New wolf statue on central campus.

Though the coronavirus (COVID-19) pandemic has forced schools to move to online instruction and has made physical, face-to-face interaction difficult, students from the NC State College of Education’s Students Advocating for Youth (SAY) Village are finding ways to support their mentees and each other.

Each week, villagers reach out to their student partner or mentee through email. Letters, both written and video, are submitted every Tuesday to the SAY Village leaders, who send them to the school counselors at each partner school. The counselors then email the mentees individually. If the student chooses to respond to their SAY advocate, they email the SAY leaders directly and their message is sent to their mentor.

“It is an important way for both our students and the younger student partners to continue to set goals, feel less isolated, work on challenges that they can control and maintain friendships,” said Robin McWilliams, director of SAY Village and Community Youth Partnerships.
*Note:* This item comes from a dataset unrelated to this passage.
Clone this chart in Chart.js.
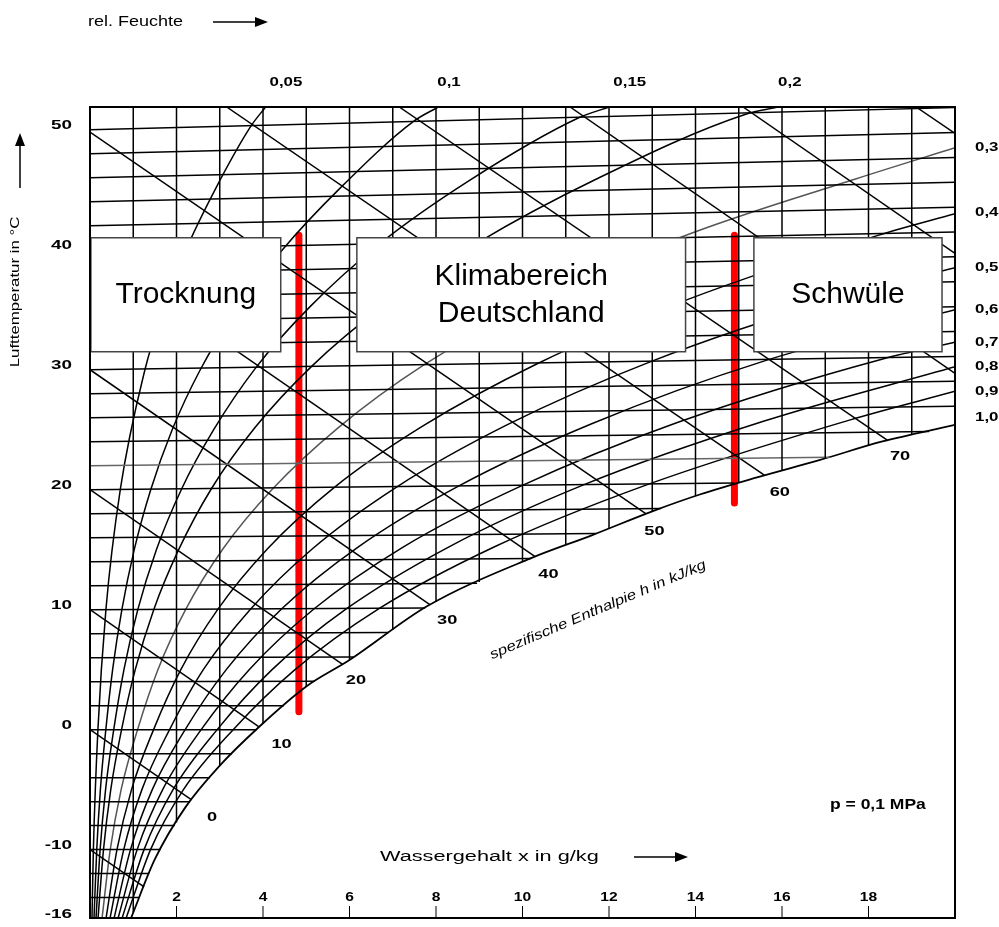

Hannah Lee, a sophomore middle grades mathematics education major and second-year villager, has enjoyed connecting with her mentee. They’ve communicated through email and Zoom, which has allowed them to continue their relationship and offer support from a distance.

“I feel it is important to continue our connection because with everything changing, I want to at least make her feel like I am still there for her. My mentee has a tough home life and I am so glad that I get to continue to be an advocate for her when she needs it the most,” Lee said.

Aside from the villagers, education advisers have been reaching out to village members regularly. The six students who serve as education advisers have been hosting virtual programs around youth advocacy from a new lens of shelter-in-place, learning at home with one’s family and fun social gatherings such as making facemasks and nail painting.

“We’ve talked about the things that this team has struggled with since being home and turned them into opportunities to continue connecting with our village. These mentors have really done a lot of work to keep our village connected from afar,” said Lindsey Hubbard, assistant director of Students Advocating for Youth.

Some education advisors have hosted Zoom office hours to allow their advisees to just pop in and do home together, a similar activity to their normal lounge experience in Syme Hall.

SAY Village is a living and learning village that connects NC State University students with underserved K-12 students in the Wake County Public School System (WCPSS) for after-school mentoring. First-year students serve at one of four partner elementary schools, while second-year students serve at Reedy Creek Middle School.

“Having a continued connection between advocates and student partners is vital during this unprecedented time. Many of our WCPSS student partners lack vital home resources as compared to their peers and have struggled with trust and abandonment issues,” McWilliams said. “Every year, we see the trust and bonds that form between SAY participants. It is crucial that we fulfill that role in this year when our time together has been cut short.”